[DATASET ENTRIES start]

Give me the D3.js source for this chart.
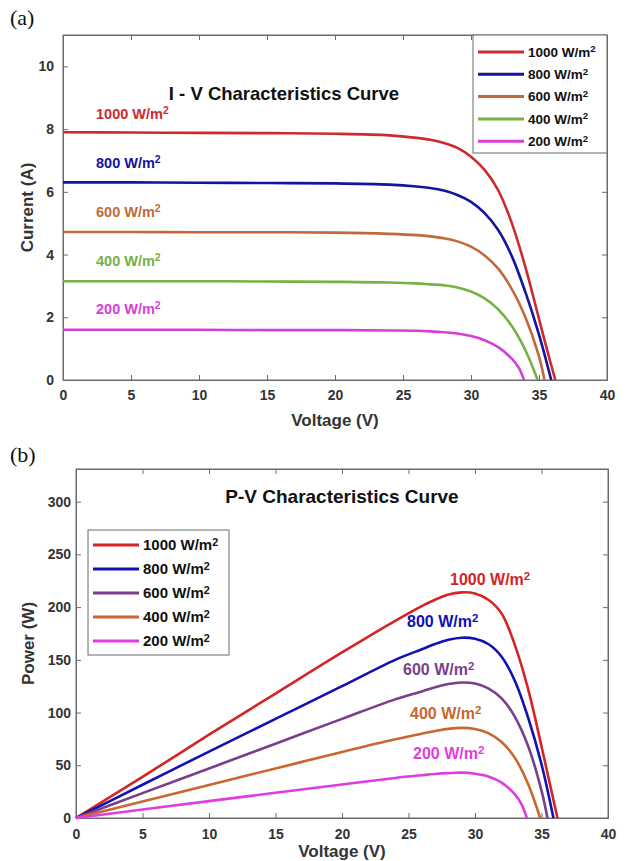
<!DOCTYPE html>
<html>
<head>
<meta charset="utf-8">
<script src="https://cdn.jsdelivr.net/npm/d3@7"></script>
<style>
  body { margin: 0; background: #fff; }
  svg { display: block; font-family: "Liberation Sans", Arial, sans-serif; }
</style>
</head>
<body>
<script>
// irradiance levels and voltage ticks
const irradiance = ["1000", "800", "600", "400", "200"];
const voltageTicks = [0, 5, 10, 15, 20, 25, 30, 35, 40];
const currentTicks = [0, 2, 4, 6, 8, 10];
const powerTicks = [0, 50, 100, 150, 200, 250, 300];

// I-V curves: [voltage, current]
const iv1000 = [[0,7.9],[5,7.89],[10,7.88],[15,7.87],[20,7.85],[24,7.8],[26,7.72],[27,7.66],[28,7.56],[29,7.4],[30,7.12],[31,6.7],[32,6.05],[33,5.0],[34,3.6],[35,1.95],[35.6,0.95],[36.2,0]];
const iv800 = [[0,6.3],[5,6.3],[10,6.29],[15,6.28],[20,6.27],[24,6.23],[26,6.17],[27,6.12],[28,6.04],[29,5.9],[30,5.68],[31,5.32],[32,4.78],[33,3.95],[34,2.8],[35,1.45],[35.9,0]];
const iv600 = [[0,4.72],[5,4.72],[10,4.71],[15,4.71],[20,4.7],[24,4.66],[26,4.62],[27,4.58],[28,4.52],[29,4.42],[30,4.25],[31,3.97],[32,3.55],[33,2.9],[34,2.0],[35,0.75],[35.4,0]];
const iv400 = [[0,3.15],[5,3.15],[10,3.15],[15,3.14],[20,3.13],[24,3.11],[26,3.08],[27,3.05],[28,3.02],[29,2.95],[30,2.82],[31,2.6],[32,2.25],[33,1.72],[34,0.95],[34.9,0]];
const iv200 = [[0,1.6],[5,1.6],[10,1.6],[15,1.59],[20,1.59],[24,1.58],[26,1.57],[27,1.55],[28,1.52],[29,1.48],[30,1.4],[31,1.27],[32,1.05],[33,0.68],[33.5,0.4],[33.9,0]];

// P-V curves: [voltage, power]
const pv1000 = [[0,0],[5,39],[10,79],[15,118],[20,157],[24,187],[26,201],[27,207],[28,212],[29,214],[30,213],[31,207],[32,194],[33,164],[34,122],[35,68],[35.6,34],[36.2,0]];
const pv800 = [[0,0],[5,31.5],[10,63],[15,94],[20,125],[24,150],[26,160],[27,165],[28,169],[29,171],[30,170],[31,165],[32,153],[33,130],[34,95],[35,51],[35.9,0]];
const pv600 = [[0,0],[5,23.6],[10,47],[15,70.5],[20,94],[24,112.5],[26,120],[27,124],[28,127],[29,128.5],[30,127.5],[31,123],[32,113.5],[33,96],[34,68],[35,26],[35.45,0]];
const pv400 = [[0,0],[5,15.7],[10,31.4],[15,47],[20,62.6],[24,74.6],[26,80],[27,82.5],[28,84.5],[29,85.5],[30,84.5],[31,80.5],[32,72],[33,57],[34,32],[34.9,0]];
const pv200 = [[0,0],[5,8],[10,16],[15,23.9],[20,31.8],[24,38],[26,40.6],[27,41.8],[28,42.6],[29,43],[30,42],[31,39.4],[32,33.6],[33,22.4],[33.5,13],[33.9,0]];

const ivColors = ["#cc2a2e", "#14149c", "#c06a3c", "#78b043", "#d63ed8"];
const pvColors = ["#d42424", "#1010b4", "#7a3f8c", "#c8672e", "#e03ce0"];

const svg = d3.select("body")
    .append("svg")
    .attr("width", 632)
    .attr("height", 861);

svg.append("rect").attr("width", 632).attr("height", 861).attr("fill", "#fff");

// text with a superscript 2 on the end
function unitLabel(sel, value) {
  sel.text(value + " W/m");
  sel.append("tspan").attr("dy", "-0.45em").attr("font-size", "0.72em").text("2");
}

function drawPanel(opt) {
  const x = d3.scaleLinear().domain([0, 40]).range([opt.left, opt.right]);
  const y = d3.scaleLinear().domain(opt.yDomain).range([opt.bottom, opt.top]);
  const g = svg.append("g");

  // frame + ticks on all four sides (inward)
  g.append("rect")
      .attr("x", opt.left).attr("y", opt.top)
      .attr("width", opt.right - opt.left).attr("height", opt.bottom - opt.top)
      .attr("fill", "none").attr("stroke", "#6a6a6a");

  const xAxis = g.append("g")
      .attr("transform", `translate(0,${opt.bottom})`)
      .call(d3.axisBottom(x).tickValues(voltageTicks).tickSize(-5).tickPadding(opt.xPad));
  g.append("g")
      .attr("transform", `translate(0,${opt.top})`)
      .call(d3.axisTop(x).tickValues(voltageTicks).tickSize(-5).tickFormat(""));
  const yAxis = g.append("g")
      .attr("transform", `translate(${opt.left},0)`)
      .call(d3.axisLeft(y).tickValues(opt.yTicks).tickSize(-5).tickPadding(opt.yPad));
  g.append("g")
      .attr("transform", `translate(${opt.right},0)`)
      .call(d3.axisRight(y).tickValues(opt.yTicks).tickSize(-5).tickFormat(""));

  g.selectAll(".domain").attr("stroke", "#6a6a6a");
  g.selectAll(".tick line").attr("stroke", "#6a6a6a");
  [xAxis, yAxis].forEach(a => a.selectAll("text")
      .attr("font-size", 14).attr("font-weight", "bold")
      .attr("fill", "#333").attr("font-family", "Liberation Sans, Arial, sans-serif"));

  // curves
  const line = d3.line()
      .x(d => x(d[0]))
      .y(d => y(d[1]))
      .curve(d3.curveCatmullRom.alpha(0.5));

  g.append("g").selectAll("path")
      .data(opt.series)
      .join("path")
      .attr("d", d => line(d))
      .attr("fill", "none")
      .attr("stroke", (d, i) => opt.colors[i])
      .attr("stroke-width", 2.6);

  // titles
  g.append("text")
      .attr("x", opt.titleX).attr("y", opt.titleY)
      .attr("text-anchor", "middle")
      .attr("font-size", opt.titleSize).attr("font-weight", "bold").attr("fill", "#111")
      .text(opt.title);

  g.append("text")
      .attr("x", (opt.left + opt.right) / 2).attr("y", opt.xLabelY)
      .attr("text-anchor", "middle")
      .attr("font-size", 17).attr("font-weight", "bold").attr("fill", "#333")
      .text("Voltage (V)");

  g.append("text")
      .attr("transform", `translate(${opt.yLabelX},${(opt.top + opt.bottom) / 2}) rotate(-90)`)
      .attr("text-anchor", "middle")
      .attr("font-size", 17).attr("font-weight", "bold").attr("fill", "#333")
      .text(opt.yLabel);

  // panel letter
  svg.append("text")
      .attr("x", 10).attr("y", opt.letterY)
      .attr("font-family", "Liberation Serif, Times New Roman, serif")
      .attr("font-size", 22).attr("fill", "#111")
      .text(opt.letter);

  // legend
  const lg = opt.legend;
  g.append("rect")
      .attr("x", lg.x).attr("y", lg.y).attr("width", lg.w).attr("height", lg.h)
      .attr("fill", "#fff").attr("stroke", "#6a6a6a");
  irradiance.forEach((v, i) => {
    const ly = lg.y + lg.first + i * lg.step;
    g.append("line")
        .attr("x1", lg.x + 5).attr("x2", lg.x + 5 + lg.lineLen)
        .attr("y1", ly).attr("y2", ly)
        .attr("stroke", opt.colors[i]).attr("stroke-width", 3);
    g.append("text")
        .attr("x", lg.x + 9 + lg.lineLen).attr("y", ly + lg.fs * 0.36)
        .attr("font-size", lg.fs).attr("font-weight", "bold").attr("fill", "#111")
        .call(unitLabel, v);
  });

  // inline curve labels
  opt.labels.forEach((p, i) => {
    g.append("text")
        .attr("x", p[0]).attr("y", p[1])
        .attr("font-size", opt.labelSize).attr("font-weight", "bold")
        .attr("fill", opt.colors[i])
        .call(unitLabel, irradiance[i]);
  });
}

drawPanel({
  letter: "(a)", letterY: 25,
  left: 63, right: 607, top: 35, bottom: 380,
  yDomain: [0, 11], yTicks: currentTicks,
  xPad: 10, yPad: 9,
  series: [iv1000, iv800, iv600, iv400, iv200],
  colors: ivColors,
  title: "I - V Characteristics Curve", titleX: 284, titleY: 100, titleSize: 18.5,
  xLabelY: 426, yLabelX: 33, yLabel: "Current (A)",
  legend: {x: 473, y: 35, w: 134, h: 118, first: 17, step: 22.3, lineLen: 46, fs: 13.5},
  labels: [[96, 119], [96, 168], [96, 217], [96, 266], [96, 314]],
  labelSize: 14.5
});

drawPanel({
  letter: "(b)", letterY: 462,
  left: 76, right: 608, top: 469, bottom: 818,
  yDomain: [0, 331], yTicks: powerTicks,
  xPad: 11, yPad: 5,
  series: [pv1000, pv800, pv600, pv400, pv200],
  colors: pvColors,
  title: "P-V Characteristics Curve", titleX: 342, titleY: 503, titleSize: 19,
  xLabelY: 857, yLabelX: 34, yLabel: "Power (W)",
  legend: {x: 88, y: 530, w: 141, h: 125, first: 15, step: 24, lineLen: 46, fs: 15},
  labels: [[450, 585], [407, 627], [403, 675], [410, 719], [413, 759]],
  labelSize: 16
});
</script>
</body>
</html>
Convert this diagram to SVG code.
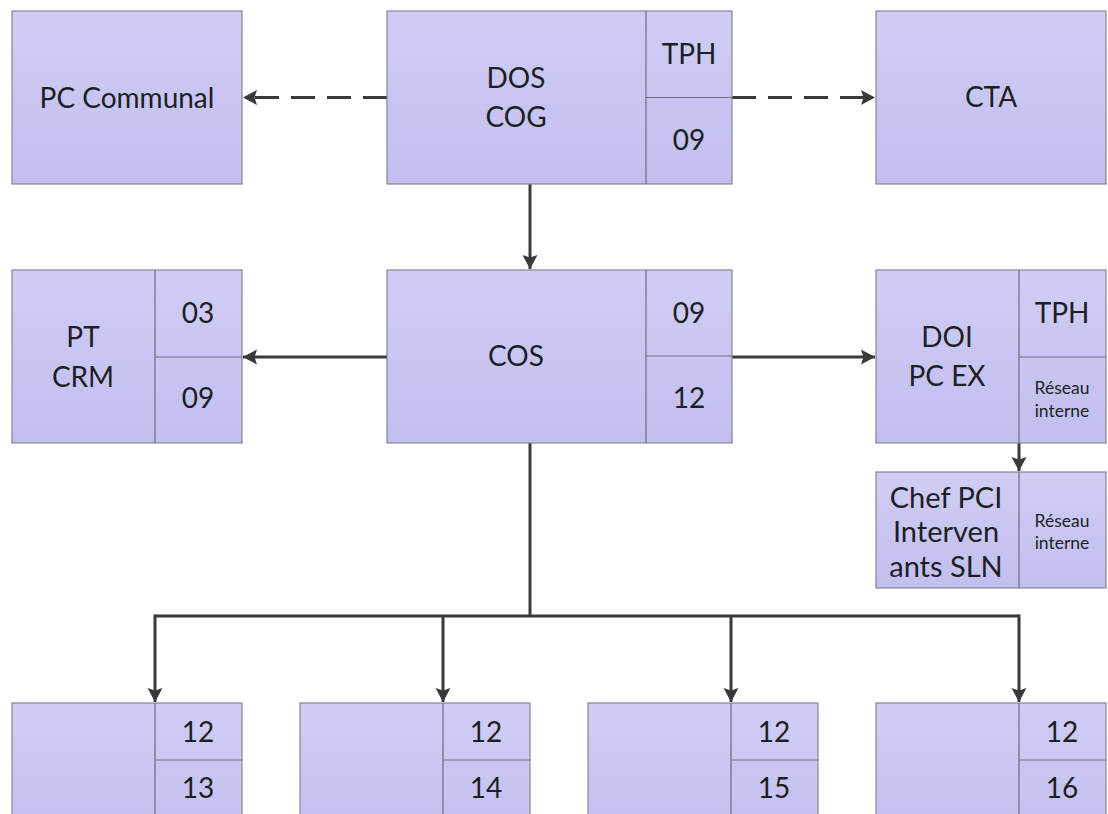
<svg xmlns="http://www.w3.org/2000/svg" width="1108" height="814" viewBox="0 0 1108 814">
  <defs>
    <linearGradient id="fill" x1="0" y1="0" x2="0" y2="1">
      <stop offset="0" stop-color="#d0cdf5"/>
      <stop offset="1" stop-color="#c2bef0"/>
    </linearGradient>
    <marker id="arrow" markerUnits="userSpaceOnUse" markerWidth="18" markerHeight="18" viewBox="0 0 18 18" refX="16" refY="9" orient="auto">
      <path d="M2,1.5 L16,9 L2,16.5 L4.5,9 z" fill="#3a3a3a"/>
    </marker>
  </defs>
  <style>
    .box { fill: url(#fill); stroke: #858596; stroke-width: 1.2; }
    .div { stroke: #6e6e80; stroke-width: 1.2; fill: none; }
    .t { font-family: Lato, "Open Sans", "Liberation Sans", sans-serif; font-size: 28px; fill: #1e1e24; text-anchor: middle; }
    .big { font-size: 29px; }
    .s { font-family: Lato, "Open Sans", "Liberation Sans", sans-serif; font-size: 17.5px; fill: #1e1e24; text-anchor: middle; }
    .c { stroke: #3a3a3a; stroke-width: 3; fill: none; }
    .dash { stroke-dasharray: 24 12; }
  </style>
  <rect width="1108" height="814" fill="#ffffff"/>

  <!-- connectors -->
  <g id="connectors">
    <path class="c dash" d="M387,97.5 L243,97.5" marker-end="url(#arrow)"/>
    <path class="c dash" d="M732,97.5 L875,97.5" marker-end="url(#arrow)"/>
    <path class="c" d="M530,184 L530,269" marker-end="url(#arrow)"/>
    <path class="c" d="M387,357 L243,357" marker-end="url(#arrow)"/>
    <path class="c" d="M732,357 L875,357" marker-end="url(#arrow)"/>
    <path class="c" d="M1019,443 L1019,471" marker-end="url(#arrow)"/>
    <path class="c" d="M530,443 L530,616"/>
    <path class="c" d="M155,616 L1019,616"/>
    <path class="c" d="M155,614.5 L155,702" marker-end="url(#arrow)"/>
    <path class="c" d="M443,616 L443,702" marker-end="url(#arrow)"/>
    <path class="c" d="M731,616 L731,702" marker-end="url(#arrow)"/>
    <path class="c" d="M1019,614.5 L1019,702" marker-end="url(#arrow)"/>
  </g>

  <!-- top row -->
  <g id="pc-communal">
    <rect class="box" x="12" y="11" width="230" height="173"/>
    <text class="t" x="127" y="108">PC Communal</text>
  </g>
  <g id="dos-cog">
    <rect class="box" x="387" y="11" width="345" height="173"/>
    <path class="div" d="M646,11 V184 M646,97.5 H732"/>
    <text class="t" x="516" y="88">DOS</text>
    <text class="t" x="516" y="127">COG</text>
    <text class="t" x="689" y="64">TPH</text>
    <text class="t" x="689" y="150">09</text>
  </g>
  <g id="cta">
    <rect class="box" x="876" y="11" width="230" height="173"/>
    <text class="t" x="991" y="107">CTA</text>
  </g>

  <!-- middle row -->
  <g id="pt-crm">
    <rect class="box" x="12" y="270" width="230" height="173"/>
    <path class="div" d="M155,270 V443 M155,357 H242"/>
    <text class="t" x="83" y="347">PT</text>
    <text class="t" x="83" y="387">CRM</text>
    <text class="t" x="198" y="323">03</text>
    <text class="t" x="198" y="408">09</text>
  </g>
  <g id="cos">
    <rect class="box" x="387" y="270" width="345" height="173"/>
    <path class="div" d="M646,270 V443 M646,356 H732"/>
    <text class="t" x="516" y="366">COS</text>
    <text class="t" x="689" y="323">09</text>
    <text class="t" x="689" y="408">12</text>
  </g>
  <g id="doi-pc-ex">
    <rect class="box" x="876" y="270" width="230" height="173"/>
    <path class="div" d="M1019,270 V443 M1019,357 H1106"/>
    <text class="t" x="947" y="347">DOI</text>
    <text class="t" x="947" y="386">PC EX</text>
    <text class="t" x="1062" y="323">TPH</text>
    <text class="s" x="1062" y="394">Réseau</text>
    <text class="s" x="1062" y="417">interne</text>
  </g>
  <g id="chef-pci">
    <rect class="box" x="876" y="472" width="230" height="116"/>
    <path class="div" d="M1019,472 V588"/>
    <text class="t big" x="946" y="508">Chef PCI</text>
    <text class="t big" x="946" y="542">Interven</text>
    <text class="t big" x="946" y="577">ants SLN</text>
    <text class="s" x="1062" y="527">Réseau</text>
    <text class="s" x="1062" y="549">interne</text>
  </g>

  <!-- bottom row -->
  <g id="team-13">
    <rect class="box" x="12" y="703" width="230" height="140"/>
    <path class="div" d="M155,703 V843 M155,760 H242"/>
    <text class="t" x="198" y="742">12</text>
    <text class="t" x="198" y="798">13</text>
  </g>
  <g id="team-14">
    <rect class="box" x="300" y="703" width="230" height="140"/>
    <path class="div" d="M443,703 V843 M443,760 H530"/>
    <text class="t" x="486" y="742">12</text>
    <text class="t" x="486" y="798">14</text>
  </g>
  <g id="team-15">
    <rect class="box" x="588" y="703" width="230" height="140"/>
    <path class="div" d="M731,703 V843 M731,760 H818"/>
    <text class="t" x="774" y="742">12</text>
    <text class="t" x="774" y="798">15</text>
  </g>
  <g id="team-16">
    <rect class="box" x="876" y="703" width="230" height="140"/>
    <path class="div" d="M1019,703 V843 M1019,760 H1106"/>
    <text class="t" x="1062" y="742">12</text>
    <text class="t" x="1062" y="798">16</text>
  </g>
</svg>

[DATASET ENTRIES end]

TASK BRIEF:
Tally the lines containing "this". Provide the number without any other words.

IN RESPONSE:
2